Entré al sistema cuando tenía 3 años. A esa edad, los niños ya son vulnerables, aún se están desarrollando emocionalmente y no están preparados para el tipo de incertidumbre extrema que conlleva ser sacado de su hogar. El día que la trabajadora social me separó de mi madre fue traumático. Pero luego, ser trasladado del primer hogar de acogida al segundo fue igual de difícil. Cuando llegué a la tercera, cuarta o quinta casa, algo cambió: mis emociones simplemente se apagaron.
No fue algo que elegí. Era la forma en que mi cuerpo se protegía a sí mismo, una especie de respuesta automática al estrés y al trauma prolongados. En retrospectiva, fue una forma de trastorno de estrés postraumático. Aprendes a embotar tus sentimientos porque mantenerte emocionalmente abierto en ese entorno es demasiado doloroso.

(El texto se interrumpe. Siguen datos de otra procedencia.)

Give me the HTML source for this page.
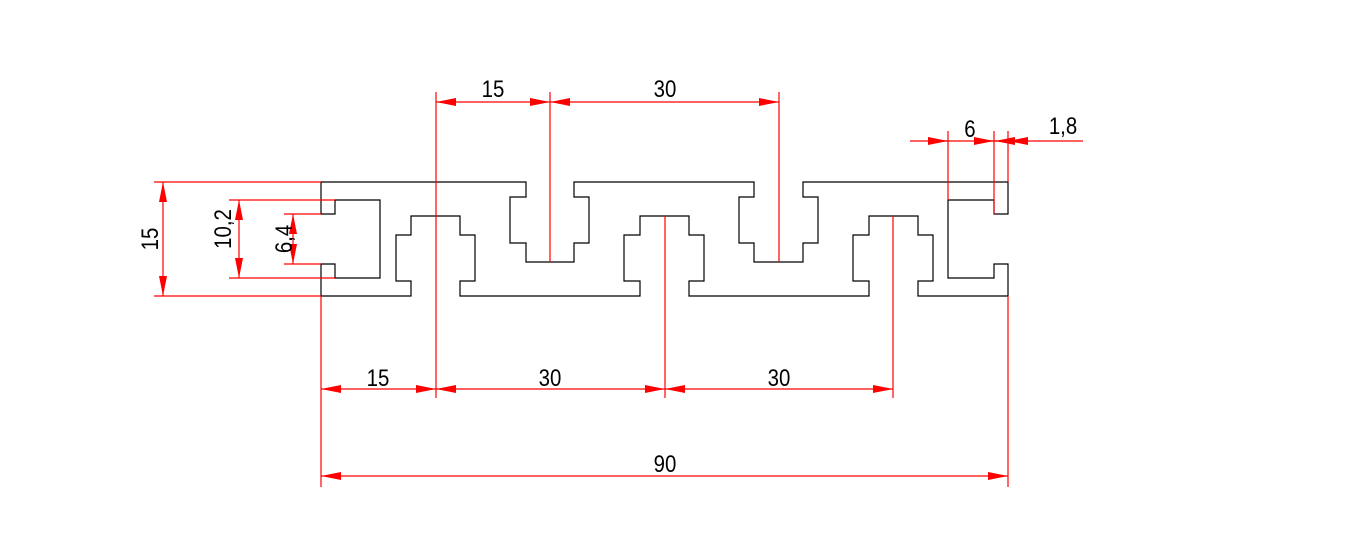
<!DOCTYPE html>
<html><head><meta charset="utf-8"><style>html,body{margin:0;padding:0;background:#fff}svg{display:block}</style></head>
<body>
<svg width="1345" height="556" viewBox="0 0 1345 556" xmlns="http://www.w3.org/2000/svg">
<defs>
<marker id="a" viewBox="0 0 20 8" refX="20" refY="4" markerWidth="20" markerHeight="8" markerUnits="userSpaceOnUse" orient="auto-start-reverse"><path d="M0,0 L20,4 L0,8 z" fill="#ff0000"/></marker>
</defs>
<path fill="none" stroke="#000" stroke-width="1.2" d="M321,182 H526 V197 H510 V243 H526 V262 H574 V243 H589 V197 H574 V182 H754 V197 H739 V243 H754 V262 H803 V243 H818 V197 H803 V182 H1008 V214 H994 V200 H948 V278 H994 V264 H1008 V296 H918 V281 H933 V235 H918 V216 H869 V235 H853 V281 H869 V296 H689 V281 H704 V235 H689 V216 H640 V235 H624 V281 H640 V296 H460 V281 H475 V235 H460 V216 H411 V235 H396 V281 H411 V296 H321 V264 H335 V278 H380 V200 H335 V214 H321 Z"/>
<g stroke="#ff0000" stroke-width="1.2" fill="none">
<path d="M154,182 H321 M154,296 H321 M229,200 H335 M229,278 H335 M284,214 H321 M284,264 H321"/>
<line x1="163" y1="182" x2="163" y2="296" marker-start="url(#a)" marker-end="url(#a)"/>
<line x1="239" y1="200" x2="239" y2="278" marker-start="url(#a)" marker-end="url(#a)"/>
<line x1="293" y1="214" x2="293" y2="264" marker-start="url(#a)" marker-end="url(#a)"/>
<path d="M436,92 V398 M550,92 V262 M779,92 V262 M665,216 V398 M893,216 V398 M321,296 V487 M1008,296 V487 M948,131 V200 M994,131 V214 M1008,131 V182"/>
<line x1="436" y1="102" x2="550" y2="102" marker-start="url(#a)" marker-end="url(#a)"/>
<line x1="550" y1="102" x2="779" y2="102" marker-start="url(#a)" marker-end="url(#a)"/>
<line x1="321" y1="389" x2="436" y2="389" marker-start="url(#a)" marker-end="url(#a)"/>
<line x1="436" y1="389" x2="665" y2="389" marker-start="url(#a)" marker-end="url(#a)"/>
<line x1="665" y1="389" x2="893" y2="389" marker-start="url(#a)" marker-end="url(#a)"/>
<line x1="321" y1="476" x2="1008" y2="476" marker-start="url(#a)" marker-end="url(#a)"/>
<line x1="910" y1="141" x2="1083" y2="141"/>
<line x1="928" y1="141" x2="948" y2="141" marker-end="url(#a)"/>
<line x1="974" y1="141" x2="994" y2="141" marker-end="url(#a)"/>
<line x1="1015" y1="141" x2="995" y2="141" marker-end="url(#a)"/>
<line x1="1028" y1="141" x2="1008" y2="141" marker-end="url(#a)"/>
</g>
<g font-family="Liberation Sans, sans-serif" font-size="24" fill="#000" text-anchor="middle">
<text x="493" y="97" transform="translate(493 0) scale(0.85 1) translate(-493 0)">15</text>
<text x="665" y="97" transform="translate(665 0) scale(0.85 1) translate(-665 0)">30</text>
<text x="970" y="137" transform="translate(970 0) scale(0.85 1) translate(-970 0)">6</text>
<text x="1063" y="134" transform="translate(1063 0) scale(0.85 1) translate(-1063 0)">1,8</text>
<text x="378" y="386" transform="translate(378 0) scale(0.85 1) translate(-378 0)">15</text>
<text x="550" y="386" transform="translate(550 0) scale(0.85 1) translate(-550 0)">30</text>
<text x="779" y="386" transform="translate(779 0) scale(0.85 1) translate(-779 0)">30</text>
<text x="665" y="472" transform="translate(665 0) scale(0.85 1) translate(-665 0)">90</text>
<text transform="translate(158 239) rotate(-90) scale(0.85 1)" x="0" y="0">15</text>
<text transform="translate(231 229) rotate(-90) scale(0.85 1)" x="0" y="0">10,2</text>
<text transform="translate(292 239) rotate(-90) scale(0.85 1)" x="0" y="0">6,4</text>
</g>
</svg>
</body></html>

Desde la perspectiva de un adulto, puede parecer simple: te estamos alimentando, alojando, manteniéndote a salvo. Pero desde la perspectiva de un niño pequeño, se sintió aterrador. No sabía qué iba a pasar después. No conocía a estas personas. No estaba formando relaciones. No había madre, ni padre, solo extraños, hogares temporales y una corriente subterránea constante de miedo.